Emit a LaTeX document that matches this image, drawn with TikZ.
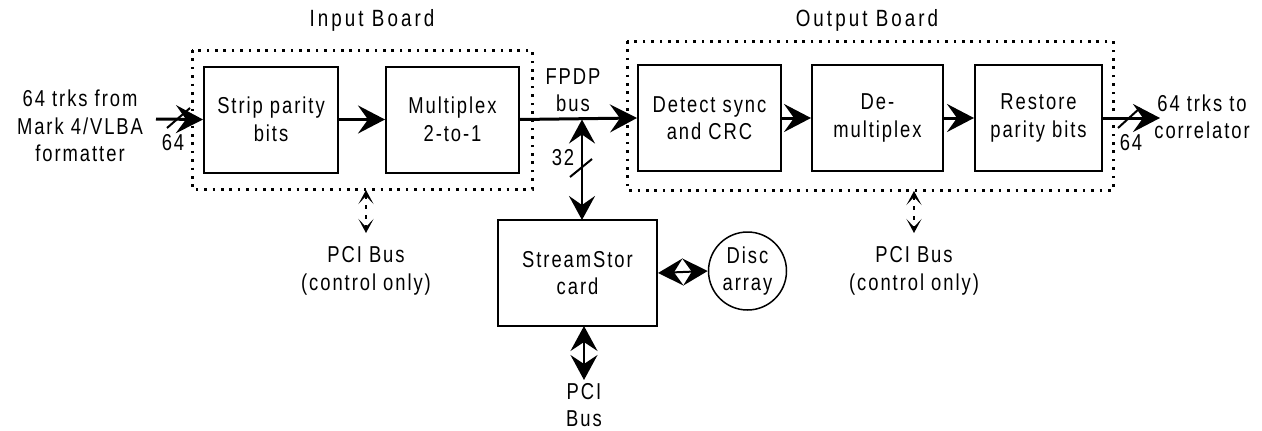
\documentclass[tikz,border=0pt]{standalone}
\usepackage{fontspec}
\setmainfont{Liberation Sans}[FakeStretch=0.8, LetterSpace=8.5]
\usetikzlibrary{arrows.meta}
\begin{document}
\begin{tikzpicture}[x=1pt,y=-1pt,
  txt/.style={font=\fontsize{23}{27.5}\selectfont, align=center, inner sep=0pt},
  ttl/.style={font=\fontsize{23.5}{27.5}\selectfont\addfontfeatures{LetterSpace=13}, align=center, inner sep=0pt},
  blk/.style={draw, line width=2pt, minimum height=106pt, txt},
  board/.style={line width=3pt, dash pattern=on 2.6pt off 5.8pt},
  mainarrow/.style={line width=3pt, -{Stealth[length=27pt,width=28pt,inset=10pt]}},
  dbl/.style={line width=2pt, {Stealth[length=25pt,width=27pt,inset=9pt]}-{Stealth[length=25pt,width=27pt,inset=9pt]}},
  busdbl/.style={line width=2.5pt, {Stealth[length=24pt,width=26pt,inset=9pt]}-{Stealth[length=24pt,width=26pt,inset=9pt]}},
  ctrl/.style={line width=1.5pt, dash pattern=on 4pt off 6pt, {Stealth[length=14pt,width=15pt,inset=8pt]}-{Stealth[length=14pt,width=15pt,inset=8pt]}},
  slash/.style={line width=2pt}
]
\useasboundingbox (0,0) rectangle (1262,431);

% boards
\draw[board] (192,50) rectangle (532,189);
\draw[board] (627,41) rectangle (1113,190);
\node[ttl] (tin) at (372,20) {Input Board};
\node[ttl] (tout) at (867,20) {Output Board};

% blocks
\node[blk, minimum width=134pt] (strip) at (271,119.5) {Strip parity\\bits};
\node[blk, minimum width=133pt] (mux) at (452.5,119.5) {Multiplex\\2-to-1};
\node[blk, minimum width=143pt] (detect) at (709.5,118) {Detect sync\\and CRC};
\node[blk, minimum width=131pt] (demux) at (877.5,118) {De-\\multiplex};
\node[blk, minimum width=127pt] (restore) at (1038.5,118) {Restore\\parity bits};
\node[blk, minimum width=159pt] (stream) at (577.5,273) {StreamStor\\card};
\node[draw, circle, line width=1.5pt, minimum size=78pt, txt] (disc) at (747.5,271) {Disc\\array};

% left input
\node[txt] (src) at (80,126) {64 trks from\\Mark 4/VLBA\\formatter};
\coordinate (inS) at (156,119);
\draw[mainarrow] (inS) -- (strip.west);
\coordinate (s1a) at (167,128);
\coordinate (s1b) at (190,108);
\draw[slash] (s1a) -- (s1b);
\node[txt] (n64a) at (173,143) {64};

\draw[mainarrow] (strip.east) -- (mux.west);
\draw[mainarrow] (mux.east) -- (detect.west);
\draw[mainarrow] (detect.east) -- (demux.west);
\draw[mainarrow] (demux.east) -- (restore.west);

% FPDP bus
\node[txt] (fpdp) at (573,90) {FPDP\\bus};
\coordinate (tap) at (582,119.5);
\coordinate (tapS) at (582,220);
\draw[busdbl] (tap) -- (tapS);
\coordinate (s2a) at (570,177);
\coordinate (s2b) at (592,159);
\draw[slash] (s2a) -- (s2b);
\node[txt] (n32) at (563,158) {32};

% output
\coordinate (outE) at (1160,118);
\draw[mainarrow] (restore.east) -- (outE);
\coordinate (s3a) at (1118,128);
\coordinate (s3b) at (1140,108);
\draw[slash] (s3a) -- (s3b);
\node[txt] (n64b) at (1131,143) {64};
\node[txt] (dst) at (1202,117) {64 trks to\\correlator};

% StreamStor connections
\draw[dbl] (stream.east) -- (disc.west);
\coordinate (stS) at (584,326);
\coordinate (pciE) at (584,380);
\draw[dbl] (stS) -- (pciE);
\node[txt] (pci) at (584,405) {PCI\\Bus};

% control PCI buses
\coordinate (c1a) at (366,190);
\coordinate (c1b) at (366,233);
\draw[ctrl] (c1a) -- (c1b);
\node[txt] (pci1) at (366,271) {PCI Bus\\(control only)};
\coordinate (c2a) at (914,191);
\coordinate (c2b) at (914,233);
\draw[ctrl] (c2a) -- (c2b);
\node[txt] (pci2) at (914,271) {PCI Bus\\(control only)};
\end{tikzpicture}
\end{document}
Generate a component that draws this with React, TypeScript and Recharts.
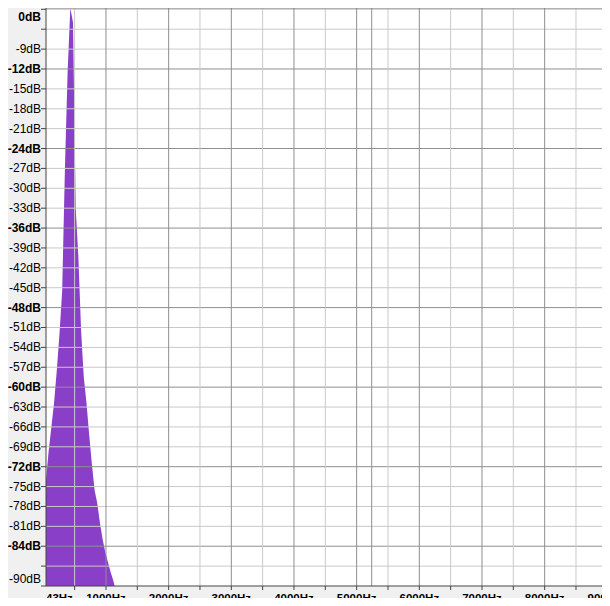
import { AreaChart, Area, XAxis, YAxis, CartesianGrid, ReferenceLine } from "recharts";

// spectrum bins (Hz) and level (dB)
const binHz = [
  43, 86, 129, 172, 215, 258, 301, 345, 388, 431, 474, 517, 560, 603, 646, 689,
  732, 775, 818, 861, 904, 947, 991, 1034, 1077, 1120, 1163,
];
const binDb = [
  -74, -69.6, -66, -62.3, -57.5, -52, -45.5, -27, -12.5, -2.8, -5, -33, -40.5,
  -51.5, -58.5, -62.4, -67.2, -71.6, -75.5, -77.5, -80.5, -83, -85, -86.5, -88,
  -89.3, -91,
];

const dbTop = -2.8;
const dbBottom = -90;
const dbTicks = [
  -3, -6, -9, -12, -15, -18, -21, -24, -27, -30, -33, -36, -39, -42, -45, -48,
  -51, -54, -57, -60, -63, -66, -69, -72, -75, -78, -81, -84, -87, -90,
];
const dbUnlabeled = [-3, -6, -87];

const hzMin = 43;
const hzMax = 10000;
const hzTicks = [
  500, 1000, 1500, 2000, 2500, 3000, 3500, 4000, 4500, 5000, 5500, 6000, 6500,
  7000, 7500, 8000, 8500, 9000, 9500,
];
const markerHz = 5240;

const PURPLE = "#8a3fc9";
const MAJOR = "#8f8f8f";
const MINOR = "#c9c9c9";
const AXIS = "#444";
const FONT = "'Liberation Sans', Arial, sans-serif";

const data = binHz.map((hz, i) => ({ hz, db: binDb[i] }));

function DbTick({ x, y, payload }: any) {
  const v = payload.value;
  let label = `${v}dB`;
  let dy = 0;
  if (v === dbTop) {
    label = "0dB";
    dy = 9;
  } else if (v === dbBottom) {
    dy = -7.5;
  } else if (dbUnlabeled.includes(v)) {
    label = "";
  }
  const bold = v === dbTop || (v % 12 === 0 && v !== dbBottom);
  return (
    <g>
      {v !== dbTop && <line x1={x - 5} x2={x} y1={y} y2={y} stroke={AXIS} />}
      {label && (
        <text
          x={x - 5}
          y={y + dy}
          textAnchor="end"
          dominantBaseline="central"
          fontSize={12}
          fontFamily={FONT}
          fontWeight={bold ? "bold" : "normal"}
          fill="#000"
        >
          {label}
        </text>
      )}
    </g>
  );
}

function HzTick({ x, y, payload }: any) {
  const v = payload.value;
  const isMin = v === hzMin;
  const label = isMin ? "43Hz" : v % 1000 === 0 ? `${v}Hz` : "";
  return (
    <g>
      {!isMin && <line x1={x} x2={x} y1={y} y2={y + 4} stroke={AXIS} />}
      {label && (
        <text
          x={x}
          y={y + 12}
          textAnchor={isMin ? "start" : "middle"}
          dominantBaseline="central"
          fontSize={11.5}
          fontFamily={FONT}
          fontWeight="bold"
          fill="#000"
        >
          {label}
        </text>
      )}
    </g>
  );
}

export default function App() {
  return (
    <div
      style={{
        width: 610,
        height: 606,
        margin: -8,
        overflow: "hidden",
        background: "#f0f0f0",
      }}
    >
      <AreaChart
        width={670}
        height={606}
        data={data}
        margin={{ top: 8, right: 0, bottom: 0, left: 0 }}
      >
        <CartesianGrid fill="#ffffff" horizontal={false} vertical={false} />
        <XAxis
          type="number"
          dataKey="hz"
          domain={[hzMin, hzMax]}
          ticks={[hzMin, ...hzTicks]}
          interval={0}
          height={20}
          tickSize={0}
          tickMargin={0}
          tickLine={false}
          axisLine={{ stroke: AXIS }}
          tick={<HzTick />}
          allowDataOverflow
        />
        <YAxis
          type="number"
          domain={[dbBottom, dbTop]}
          ticks={[dbTop, ...dbTicks]}
          interval={0}
          width={46}
          tickSize={0}
          tickMargin={0}
          tickLine={false}
          axisLine={{ stroke: AXIS }}
          tick={<DbTick />}
          allowDataOverflow
        />
        <Area
          type="linear"
          dataKey="db"
          baseValue="dataMin"
          fill={PURPLE}
          fillOpacity={1}
          stroke="none"
          isAnimationActive={false}
        />
        {dbTicks
          .filter((v) => v !== dbBottom)
          .map((v) => (
            <ReferenceLine
              key={`h${v}`}
              y={v}
              stroke={v % 12 === 0 ? MAJOR : MINOR}
              strokeWidth={1}
            />
          ))}
        {hzTicks.map((v) => (
          <ReferenceLine
            key={`v${v}`}
            x={v}
            stroke={v % 1000 === 0 ? MAJOR : MINOR}
            strokeWidth={1}
          />
        ))}
        <ReferenceLine x={markerHz} stroke={MAJOR} strokeWidth={1} />
        <ReferenceLine y={dbTop} stroke="#707070" strokeWidth={1} />
      </AreaChart>
    </div>
  );
}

****************************************

### STATED EXERCISE
Set down the records above word for word, from the first line through the line containing "(tout) at (867,20)", both included; leave out the pictures.

### SOLUTION
Emit a LaTeX document that matches this image, drawn with TikZ.
\documentclass[tikz,border=0pt]{standalone}
\usepackage{fontspec}
\setmainfont{Liberation Sans}[FakeStretch=0.8, LetterSpace=8.5]
\usetikzlibrary{arrows.meta}
\begin{document}
\begin{tikzpicture}[x=1pt,y=-1pt,
  txt/.style={font=\fontsize{23}{27.5}\selectfont, align=center, inner sep=0pt},
  ttl/.style={font=\fontsize{23.5}{27.5}\selectfont\addfontfeatures{LetterSpace=13}, align=center, inner sep=0pt},
  blk/.style={draw, line width=2pt, minimum height=106pt, txt},
  board/.style={line width=3pt, dash pattern=on 2.6pt off 5.8pt},
  mainarrow/.style={line width=3pt, -{Stealth[length=27pt,width=28pt,inset=10pt]}},
  dbl/.style={line width=2pt, {Stealth[length=25pt,width=27pt,inset=9pt]}-{Stealth[length=25pt,width=27pt,inset=9pt]}},
  busdbl/.style={line width=2.5pt, {Stealth[length=24pt,width=26pt,inset=9pt]}-{Stealth[length=24pt,width=26pt,inset=9pt]}},
  ctrl/.style={line width=1.5pt, dash pattern=on 4pt off 6pt, {Stealth[length=14pt,width=15pt,inset=8pt]}-{Stealth[length=14pt,width=15pt,inset=8pt]}},
  slash/.style={line width=2pt}
]
\useasboundingbox (0,0) rectangle (1262,431);

% boards
\draw[board] (192,50) rectangle (532,189);
\draw[board] (627,41) rectangle (1113,190);
\node[ttl] (tin) at (372,20) {Input Board};
\node[ttl] (tout) at (867,20) {Output Board};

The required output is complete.